Martin Anderson, CEO of Stockton-based Lemon Contact Centre has written to consumers minister, Paul Scully MP, urging him to do more to tackle shoddy customer service from companies using robots to address complaints.
In his letter, Mr Anderson referred to legislation emerging in Spain where Mr Scully’s counterpart, Alberto Garzón, has proposed legislation to give consumers a legal right to speak to a human rather than a robot on customer service calls. The Customer Attention Bill, which is expected to become law in 2022, will apply to companies with more than 250 employees or £42million in annual turnover and automatically to those providing water, energy, transport, delivery, telecommunications and financial products.
Mr Anderson stopped short of calling for the same approach in the UK, instead urging the minister to consider establishing a code of best practice for customer service, especially for organisations providing critical services.
Martin Anderson, CEO of Lemon Contact Centre, said: “The pandemic has been used as a ‘get out of jail free’ card for many frontline, customer-facing, organisations which have blamed increased response times on COVID-19 restrictions. This cannot be allowed to continue.
“Organisations, especially those providing key services and utilities, must be held to account for poor customer service and over-reliance on chatbots.
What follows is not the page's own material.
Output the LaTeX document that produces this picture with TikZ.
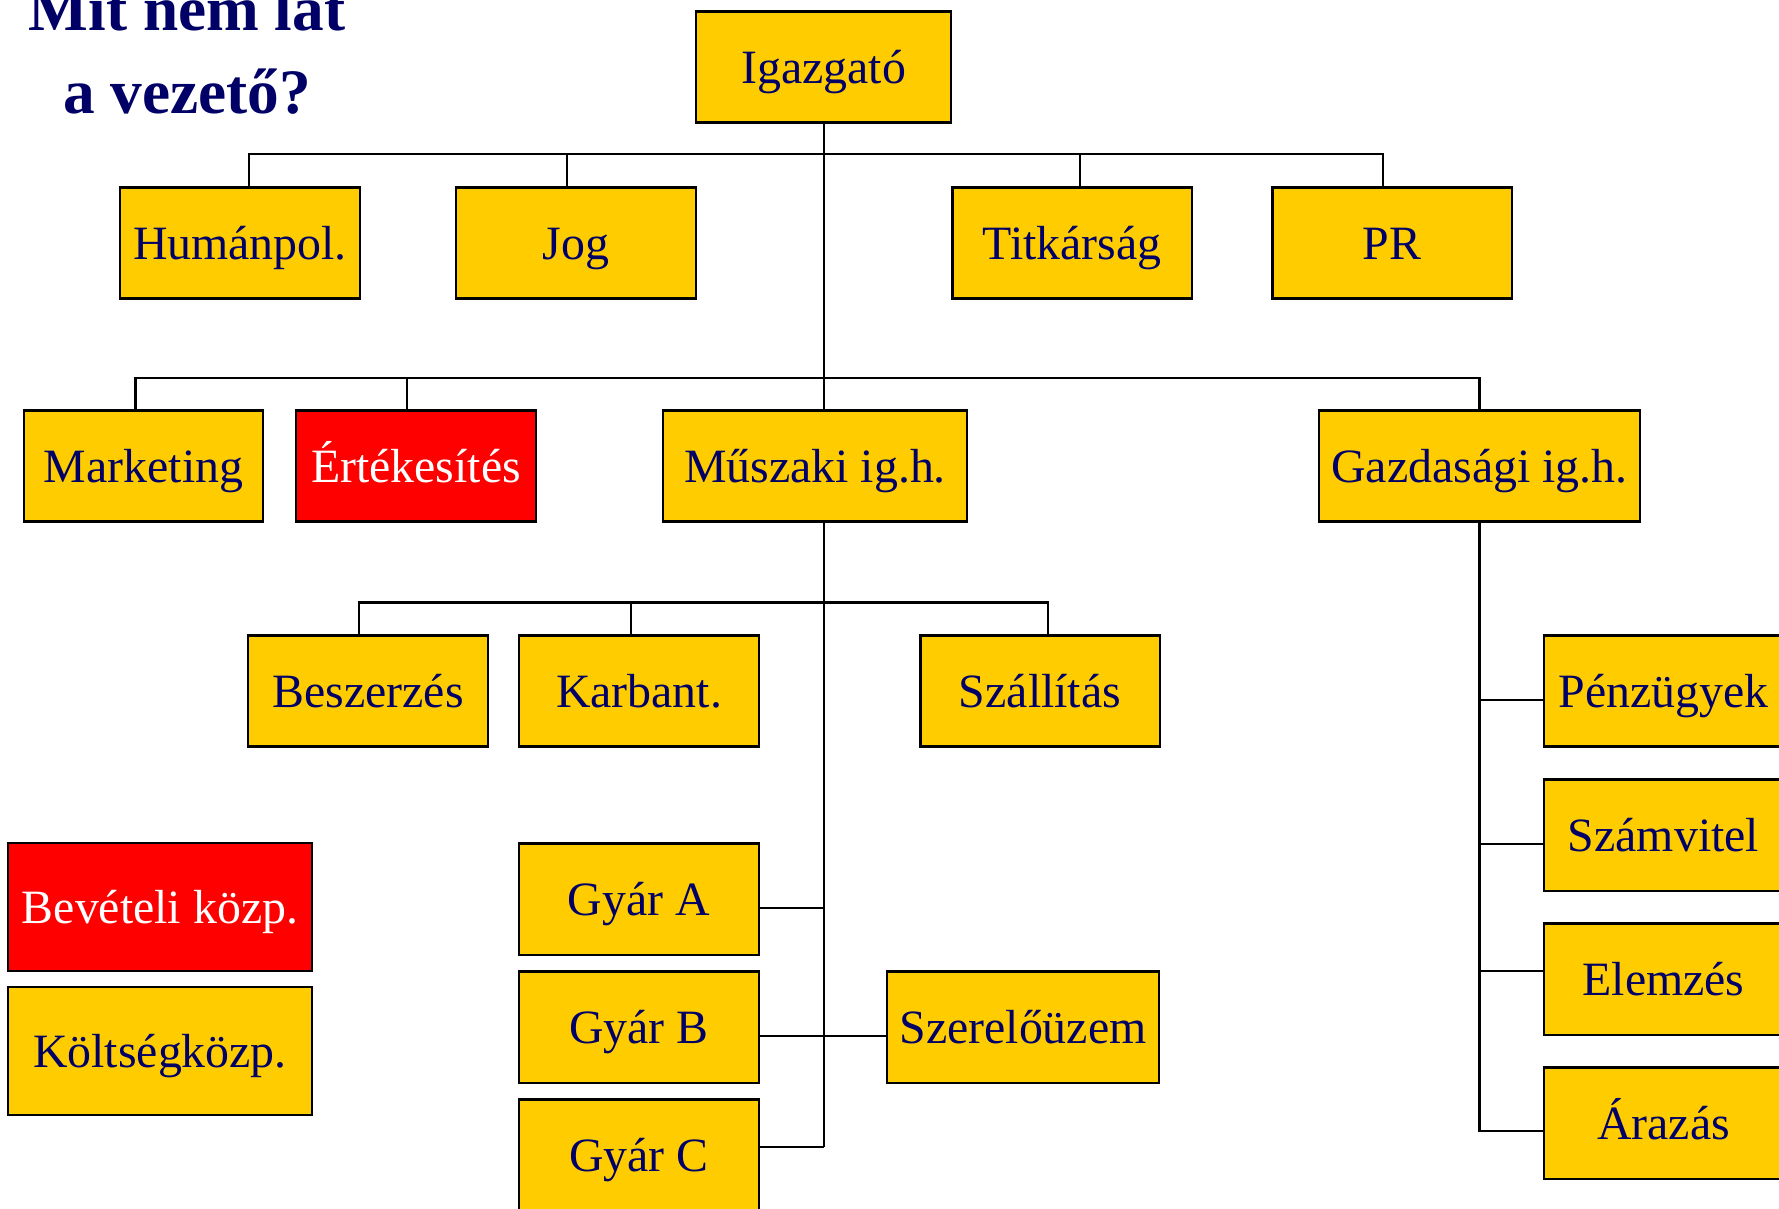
\documentclass[tikz,border=0pt]{standalone}
\usepackage{fontspec}
\setmainfont{Liberation Serif}
\usepackage{tikz}
\definecolor{sarga}{HTML}{FFCC00}
\definecolor{piros}{HTML}{FF0000}
\definecolor{sotetkek}{HTML}{000066}

\begin{document}
\begin{tikzpicture}[x=0.01cm,y=-0.01cm,
    egyseg/.style={draw=black,line width=0.6pt,fill=sarga,text=sotetkek,
      minimum width=2.39cm,minimum height=1.11cm,inner sep=0pt,
      text height=1.0em,text depth=0.05em,
      font=\fontsize{13.6}{16}\selectfont},
    kiemelt/.style={egyseg,fill=piros,text=white},
    vonal/.style={line width=0.6pt}]
    \useasboundingbox (0,0) rectangle (1779,1208);
    \node[align=center,text=sotetkek,font=\fontsize{18}{23.6}\selectfont\bfseries] (cim) at (187,50) {Mit nem lát\\a vezető?};
    \node[egyseg,minimum width=2.55cm] (igazgato) at (823.7,67) {Igazgató};
    \node[egyseg] (human) at (240,243) {Humánpol.};
    \node[egyseg] (jog) at (576,243) {Jog};
    \node[egyseg] (titkar) at (1072,243) {Titkárság};
    \node[egyseg] (pr) at (1392,243) {PR};
    \node[egyseg] (marketing) at (143.5,466) {Marketing};
    \node[kiemelt] (ertekesites) at (416,466) {Értékesítés};
    \node[egyseg,minimum width=3.03cm] (muszaki) at (815,466) {Műszaki ig.h.};
    \node[egyseg,minimum width=3.2cm] (gazdasagi) at (1479.5,466) {Gazdasági ig.h.};
    \node[egyseg] (beszerzes) at (368,691) {Beszerzés};
    \node[egyseg] (karbant) at (639,691) {Karbant.};
    \node[egyseg] (szallitas) at (1040,691) {Szállítás};
    \node[egyseg] (gyarA) at (639,899) {Gyár A};
    \node[egyseg] (gyarB) at (639,1027) {Gyár B};
    \node[egyseg] (gyarC) at (639,1155) {Gyár C};
    \node[egyseg,minimum width=2.72cm] (szerelo) at (1023,1027) {Szerelőüzem};
    \node[egyseg] (penzugy) at (1663.5,691) {Pénzügyek};
    \node[egyseg] (szamvitel) at (1663.5,835) {Számvitel};
    \node[egyseg] (elemzes) at (1663.5,979) {Elemzés};
    \node[egyseg] (arazas) at (1663.5,1123) {Árazás};
    % jelmagyarazat
    \node[kiemelt,minimum width=3.04cm,minimum height=1.28cm] (beveteli) at (160,907) {Bevételi közp.};
    \node[egyseg,minimum width=3.04cm,minimum height=1.28cm] (koltseg) at (160,1051) {Költségközp.};
    \coordinate (sin1) at (823.7,154.3);
    \coordinate (sin2) at (823.7,377.8);
    \coordinate (sin3) at (823.7,602.5);
    \draw[vonal] (igazgato.south) -- (sin1) -- (sin2) -- (sin2 |- muszaki.north);
    \draw[vonal] ([xshift=0.09cm]human.north) |- (sin1) -| ([xshift=-0.09cm]pr.north);
    \draw[vonal] ([xshift=-0.09cm]jog.north) |- (sin1) -| ([xshift=0.08cm]titkar.north);
    \draw[vonal] ([xshift=-0.08cm]marketing.north) |- (sin2) -| (gazdasagi.north);
    \draw[vonal] ([xshift=-0.09cm]ertekesites.north) |- (sin2);
    \draw[vonal] (muszaki.south -| sin3) -- (sin3) -- ([yshift=0.08cm]sin3 |- gyarC.east);
    \draw[vonal] ([xshift=-0.09cm]beszerzes.north) |- (sin3) -| ([xshift=0.08cm]szallitas.north);
    \draw[vonal] ([xshift=-0.08cm]karbant.north) |- (sin3);
    \draw[vonal] ([yshift=-0.09cm]gyarA.east) -- ([yshift=-0.09cm]gyarA.east -| sin3);
    \draw[vonal] ([yshift=-0.09cm]gyarB.east) -- ([yshift=-0.09cm]szerelo.west);
    \draw[vonal] ([yshift=0.08cm]gyarC.east) -- ([yshift=0.08cm]gyarC.east -| sin3);
    \draw[vonal] (gazdasagi.south) -- ([yshift=-0.08cm]gazdasagi.south |- arazas.west) -- ([yshift=-0.08cm]arazas.west);
    \foreach \d/\s in {penzugy/-0.09,szamvitel/-0.09,elemzes/0.08}
        \draw[vonal] ([yshift=\s cm]\d.west) -- ([yshift=\s cm]\d.west -| gazdasagi.south);
\end{tikzpicture}
\end{document}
There is, of course, a double incentive for them to do so: they save costs on staffing; and customers find it more difficult to access refunds or change providers.
“I look forward to receiving the minister’s response to my plea, on behalf of consumers everywhere, who have fallen foul of shoddy customer service by organisations cutting corners at the public’s expense!”
Lemon Contact Centre provides outsourced multi-channel contact services to a range of customers and sectors across the UK from its base at Preston Farm, Stockton on Tees.